The surge was largest daily gain in history for the Nikkei stock market index, which had plunged briefly through the 20,000-point barrier on Monday. The index closed at 22,898.41 today, up 2,676.55 points.

The rally came after Ryutaro Hashimoto, the nation's finance minister, declared on Monday that "the current sharp declines of stock prices are a risk to {Japan's economic} growth if they continue in this way, and we cannot leave the market as it is without doing anything,"

Besides the government measures, the market's surge was also powered by lower oil prices and a sense that the market had been oversold, traders said. The U.S. deficit reduction agreement also played a part but its role in today's rally was relatively modest because it had been disclosed the previous day, the traders said.

In unveiling the measures, which included a liberalization of the rules concerning stock purchased with borrowed money, Hashimoto also urged Japan's inflation-conscious central bank to change course and lower interest rates. Such a move, could contribute to an easing of interest rates in the United States.

Hashimoto's remarks, which came at a press conference, marked an unusually frank official acknowledgment of the seriousness of Japan's stock market slide.

As recently as Friday, Finance Ministry officials were maintaining that no government actions were being contemplated to stem the drop in share prices, even though the Nikkei lost nearly 12 percent of its value last week.

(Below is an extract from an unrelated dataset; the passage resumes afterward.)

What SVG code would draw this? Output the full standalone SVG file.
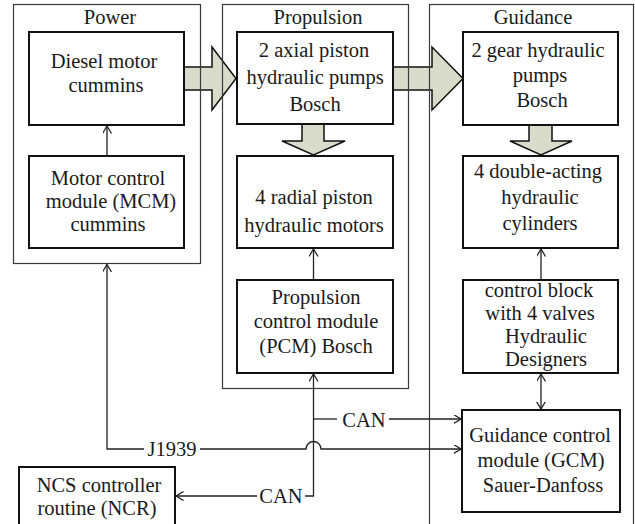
<svg xmlns="http://www.w3.org/2000/svg" width="635" height="524" viewBox="0 0 635 524" font-family="'Liberation Serif', 'Times New Roman', 'DejaVu Serif', serif">
<defs>
<style>
text{font-family:"Liberation Serif","Times New Roman","DejaVu Serif",serif;font-size:20.5px;fill:#1a1a1a;text-anchor:middle}
.title{font-size:20.5px}
.cont{fill:none;stroke:#3a3a3a;stroke-width:1.2}
.box{fill:#fff;stroke:#111;stroke-width:2}
.big{fill:#d9dcca;stroke:#111;stroke-width:1.5;stroke-linejoin:miter}
.ln{fill:none;stroke:#222;stroke-width:1.3}
</style>
<marker id="ah" viewBox="0 0 10 10" refX="7.5" refY="4.5" markerWidth="10" markerHeight="10" markerUnits="userSpaceOnUse" orient="auto-start-reverse">
<path d="M0,0 L7.5,4.5 L0,9" fill="none" stroke="#222" stroke-width="1.3"/>
</marker>
</defs>
<rect width="635" height="524" fill="#fff"/>

<g id="flow-arrows">
<polygon class="big" points="184,67 212,67 212,47 236,78.5 212,110 212,90 184,90"/>
<polygon class="big" points="393,67 432,67 432,47 463,78.5 432,110 432,90 393,90"/>
<polygon class="big" points="302,124 324,124 324,141 345,141 313.5,155 282,141 302,141"/>
<polygon class="big" points="529,125 552,125 552,141 572,141 541,155 510,141 529,141"/>
</g>

<g id="power">
<rect class="cont" x="13.5" y="4.5" width="187" height="259"/>
<text class="title" x="110" y="24">Power</text>
</g>
<g id="propulsion">
<rect class="cont" x="222.5" y="4.5" width="186" height="384"/>
<text class="title" x="318" y="24">Propulsion</text>
</g>
<g id="guidance">
<rect class="cont" x="429.5" y="4.5" width="204" height="530"/>
<text class="title" x="533" y="24">Guidance</text>
</g>

<g id="connectors">
<path class="ln" d="M107,156 V126" marker-end="url(#ah)"/>
<path class="ln" d="M313.5,280 V249" marker-end="url(#ah)"/>
<path class="ln" d="M541,280 V249" marker-end="url(#ah)"/>
<path class="ln" d="M541,374 V409" marker-start="url(#ah)" marker-end="url(#ah)"/>
<path class="ln" d="M107,264.5 V449 H144" marker-start="url(#ah)"/>
<path class="ln" d="M200,449 H306 A7.5,7.5 0 0 1 321,449 H461" marker-end="url(#ah)"/>
<path class="ln" d="M313.5,374 V496 H305" marker-start="url(#ah)"/>
<path class="ln" d="M257,496 H176" marker-end="url(#ah)"/>
<path class="ln" d="M313.5,419 H337"/>
<path class="ln" d="M389,419 H461" marker-end="url(#ah)"/>
<text x="172" y="456">J1939</text>
<text x="281" y="503">CAN</text>
<text x="364" y="426.5">CAN</text>
</g>

<g id="diesel">
<rect class="box" x="29" y="32" width="155" height="93"/>
<text x="104" y="68">Diesel motor</text>
<text x="106" y="92">cummins</text>
</g>
<g id="mcm">
<rect class="box" x="29" y="156" width="155" height="92"/>
<text x="108" y="185">Motor control</text>
<text x="111" y="208">module (MCM)</text>
<text x="108" y="231">cummins</text>
</g>
<g id="pumps">
<rect class="box" x="237" y="32" width="156" height="92"/>
<text x="314" y="57">2 axial piston</text>
<text x="315" y="84">hydraulic pumps</text>
<text x="315" y="111">Bosch</text>
</g>
<g id="motors">
<rect class="box" x="237" y="156" width="156" height="92"/>
<text x="314" y="204">4 radial piston</text>
<text x="314" y="232">hydraulic motors</text>
</g>
<g id="pcm">
<rect class="box" x="237" y="280" width="156" height="93"/>
<text x="316" y="304">Propulsion</text>
<text x="316" y="328">control module</text>
<text x="316" y="353">(PCM) Bosch</text>
</g>
<g id="gear-pumps">
<rect class="box" x="463" y="32" width="155" height="93"/>
<text x="538" y="57">2 gear hydraulic</text>
<text x="540" y="82">pumps</text>
<text x="542" y="107">Bosch</text>
</g>
<g id="cylinders">
<rect class="box" x="463" y="156" width="155" height="92"/>
<text x="538" y="178">4 double-acting</text>
<text x="540" y="204">hydraulic</text>
<text x="540" y="230">cylinders</text>
</g>
<g id="control-block">
<rect class="box" x="463" y="280" width="155" height="93"/>
<text x="539" y="297">control block</text>
<text x="540" y="320">with 4 valves</text>
<text x="546" y="343">Hydraulic</text>
<text x="546" y="366">Designers</text>
</g>
<g id="gcm">
<rect class="box" x="462" y="410" width="158" height="102"/>
<text x="540" y="442">Guidance control</text>
<text x="541" y="467">module (GCM)</text>
<text x="543" y="492">Sauer-Danfoss</text>
</g>
<g id="ncr">
<rect class="box" x="19" y="467" width="156" height="70"/>
<text x="99" y="492">NCS controller</text>
<text x="97" y="515">routine (NCR)</text>
</g>
</svg>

Monday's announcement was particularly striking because the powerful ministry generally prefers to exercise quiet persuasion over major securities firms when the market is declining, rather than engage in overt intervention. Public declarations of concern by top officials, while often helpful, carry the risk of causing investors to become even more spooked than they are already.

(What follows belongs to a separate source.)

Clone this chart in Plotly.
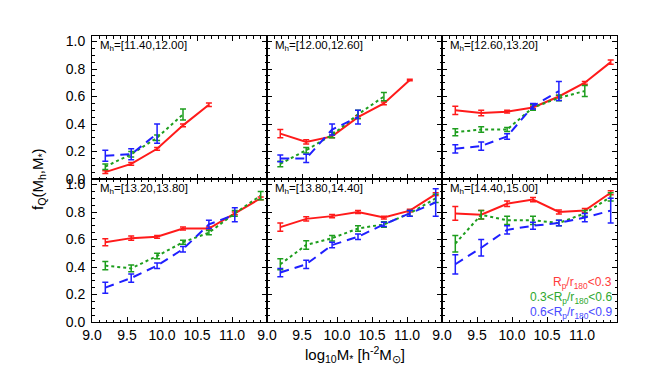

But the Finance Ministry evidently decided that the decline had gone too far when the Nikkei dipped below the psychologically crucial 20,000-yen level in early Monday afternoon trading. The barometer recovered some of its losses, closing at 20,221.86, down 3.63 percent for the day, only after word was spread among securities firms that the government actions were in the offing.

The market's long drop had sliced nearly half the value from the Nikkei since the beginning of the year, with much of the slide coming after Iraq's invasion of Kuwait. The development has aroused fears that the global economy could be hurt, because Japanese banks and insurance companies are suffering losses that are forcing them to retrench from their position as the world's premier suppliers of capital for loans and investment.

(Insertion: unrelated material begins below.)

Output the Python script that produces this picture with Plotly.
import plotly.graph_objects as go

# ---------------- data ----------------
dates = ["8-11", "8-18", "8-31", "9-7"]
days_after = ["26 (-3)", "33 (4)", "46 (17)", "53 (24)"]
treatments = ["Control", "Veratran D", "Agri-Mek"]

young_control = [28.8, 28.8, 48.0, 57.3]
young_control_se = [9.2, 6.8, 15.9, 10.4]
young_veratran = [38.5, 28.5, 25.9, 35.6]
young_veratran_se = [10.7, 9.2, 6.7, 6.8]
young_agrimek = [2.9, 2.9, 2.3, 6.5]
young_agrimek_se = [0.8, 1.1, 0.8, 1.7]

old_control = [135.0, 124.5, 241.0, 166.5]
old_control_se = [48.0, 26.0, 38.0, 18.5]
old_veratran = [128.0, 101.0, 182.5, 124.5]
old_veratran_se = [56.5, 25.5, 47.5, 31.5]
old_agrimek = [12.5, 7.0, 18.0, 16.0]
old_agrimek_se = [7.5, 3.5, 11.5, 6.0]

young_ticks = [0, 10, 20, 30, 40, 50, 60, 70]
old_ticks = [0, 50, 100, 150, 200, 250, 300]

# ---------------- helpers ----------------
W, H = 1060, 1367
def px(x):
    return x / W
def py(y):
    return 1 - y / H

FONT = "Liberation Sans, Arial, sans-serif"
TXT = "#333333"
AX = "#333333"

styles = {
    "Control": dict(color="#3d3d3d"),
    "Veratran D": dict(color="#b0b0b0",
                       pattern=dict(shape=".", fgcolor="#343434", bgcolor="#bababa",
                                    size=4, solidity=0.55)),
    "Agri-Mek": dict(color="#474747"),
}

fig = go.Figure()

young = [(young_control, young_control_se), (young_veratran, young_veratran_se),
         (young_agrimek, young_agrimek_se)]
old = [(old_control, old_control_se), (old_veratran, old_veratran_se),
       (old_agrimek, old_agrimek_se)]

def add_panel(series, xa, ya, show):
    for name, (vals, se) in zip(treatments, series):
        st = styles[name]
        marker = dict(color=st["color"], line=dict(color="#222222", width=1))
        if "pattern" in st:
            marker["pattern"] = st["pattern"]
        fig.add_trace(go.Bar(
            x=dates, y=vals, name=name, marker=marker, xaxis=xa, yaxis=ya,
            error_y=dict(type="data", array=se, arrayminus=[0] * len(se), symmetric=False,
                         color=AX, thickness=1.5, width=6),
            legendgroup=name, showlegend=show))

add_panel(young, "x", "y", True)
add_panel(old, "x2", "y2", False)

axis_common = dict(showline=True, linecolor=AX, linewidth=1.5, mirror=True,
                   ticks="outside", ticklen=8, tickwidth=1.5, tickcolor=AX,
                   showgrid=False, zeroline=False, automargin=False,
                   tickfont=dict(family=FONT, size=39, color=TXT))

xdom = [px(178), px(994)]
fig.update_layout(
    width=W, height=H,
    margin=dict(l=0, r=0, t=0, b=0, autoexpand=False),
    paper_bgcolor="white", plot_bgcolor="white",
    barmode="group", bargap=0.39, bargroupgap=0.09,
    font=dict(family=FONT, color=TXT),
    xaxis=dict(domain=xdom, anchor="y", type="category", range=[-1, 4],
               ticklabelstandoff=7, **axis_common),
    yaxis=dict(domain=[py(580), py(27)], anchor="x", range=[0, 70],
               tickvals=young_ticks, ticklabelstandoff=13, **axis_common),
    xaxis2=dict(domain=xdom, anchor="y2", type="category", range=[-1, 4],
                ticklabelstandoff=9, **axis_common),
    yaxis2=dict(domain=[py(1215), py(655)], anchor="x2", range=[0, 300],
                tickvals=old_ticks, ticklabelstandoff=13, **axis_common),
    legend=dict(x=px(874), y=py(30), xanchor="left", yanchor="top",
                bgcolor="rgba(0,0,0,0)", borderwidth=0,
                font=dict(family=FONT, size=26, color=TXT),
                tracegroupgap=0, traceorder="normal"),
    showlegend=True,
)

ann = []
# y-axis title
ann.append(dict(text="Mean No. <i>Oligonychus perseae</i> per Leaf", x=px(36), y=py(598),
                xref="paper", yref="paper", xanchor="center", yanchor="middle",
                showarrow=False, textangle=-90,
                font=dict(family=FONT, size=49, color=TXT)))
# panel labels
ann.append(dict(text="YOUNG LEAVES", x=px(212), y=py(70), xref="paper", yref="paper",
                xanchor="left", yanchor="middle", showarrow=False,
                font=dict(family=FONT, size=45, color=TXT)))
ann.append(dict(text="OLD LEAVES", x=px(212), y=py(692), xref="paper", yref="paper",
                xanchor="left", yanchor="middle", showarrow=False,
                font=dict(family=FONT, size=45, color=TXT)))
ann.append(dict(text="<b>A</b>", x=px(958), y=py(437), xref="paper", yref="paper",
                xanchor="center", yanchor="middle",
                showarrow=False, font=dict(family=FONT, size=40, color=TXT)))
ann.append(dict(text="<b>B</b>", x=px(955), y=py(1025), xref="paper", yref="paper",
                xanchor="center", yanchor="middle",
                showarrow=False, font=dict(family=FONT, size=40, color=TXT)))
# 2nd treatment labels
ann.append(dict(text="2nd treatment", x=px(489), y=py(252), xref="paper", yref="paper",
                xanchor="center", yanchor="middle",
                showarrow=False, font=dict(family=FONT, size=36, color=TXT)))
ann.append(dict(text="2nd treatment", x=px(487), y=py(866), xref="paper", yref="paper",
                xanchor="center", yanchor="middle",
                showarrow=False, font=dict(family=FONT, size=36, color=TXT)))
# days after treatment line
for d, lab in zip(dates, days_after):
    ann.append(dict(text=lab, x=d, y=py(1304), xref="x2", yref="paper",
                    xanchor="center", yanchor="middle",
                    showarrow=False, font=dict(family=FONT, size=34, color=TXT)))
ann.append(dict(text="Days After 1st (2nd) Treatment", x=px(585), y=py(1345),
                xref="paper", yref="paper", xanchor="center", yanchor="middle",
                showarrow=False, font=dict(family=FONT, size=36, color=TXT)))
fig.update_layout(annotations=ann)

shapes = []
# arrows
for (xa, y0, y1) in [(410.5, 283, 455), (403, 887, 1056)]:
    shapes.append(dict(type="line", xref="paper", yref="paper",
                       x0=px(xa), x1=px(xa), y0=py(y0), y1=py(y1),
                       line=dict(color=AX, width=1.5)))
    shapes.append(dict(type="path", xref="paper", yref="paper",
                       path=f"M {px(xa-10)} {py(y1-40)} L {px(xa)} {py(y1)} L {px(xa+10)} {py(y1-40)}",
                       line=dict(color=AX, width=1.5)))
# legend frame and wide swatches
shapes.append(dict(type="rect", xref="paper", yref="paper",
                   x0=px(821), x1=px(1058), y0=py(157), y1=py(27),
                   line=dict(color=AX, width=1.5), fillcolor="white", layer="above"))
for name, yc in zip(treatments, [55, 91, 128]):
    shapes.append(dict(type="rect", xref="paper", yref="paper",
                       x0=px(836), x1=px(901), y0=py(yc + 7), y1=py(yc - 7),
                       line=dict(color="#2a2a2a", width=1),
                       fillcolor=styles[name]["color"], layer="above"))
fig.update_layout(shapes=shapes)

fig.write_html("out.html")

Japan's huge life insurance companies, for example, have seen their stock holdings decline by about $146 billion since the end of March, according to the Nihon Keizai Shimbun, Japan's national business newspaper. The newspaper, citing industry sources, said the companies would cut back their foreign purchases of stocks and bonds as a result.

Reflecting his concern that economic growth could be stifled, Hashimoto said the Bank of Japan should, in setting its interest-rate policies, pay more attention to the risk of deflation -- in other words, an economic downturn -- rather than inflation. The central bank has been pushing rates higher in recent months in an effort to cool the economy and avert a surge in wages and prices.

The Bush administration, which has been pressing the Federal Reserve and other central banks to worry less about inflation and more about recession, would welcome a decision by the Bank of Japan to bow to Hashimoto's apparent wish for a monetary easing.

The Finance Ministry also took measures on its own, including a move aimed at stopping what analysts have described as a vicious cycle of selling. The cycle develops because when the market falls, investors who have bought stock on margin -- that is, who have borrowed some of the purchase price -- are forced to sell their shares to raise the cash they need to repay their debts. Such "margin calls" lead to more selling, and they have been one of the principal factors behind the market's decline in recent days.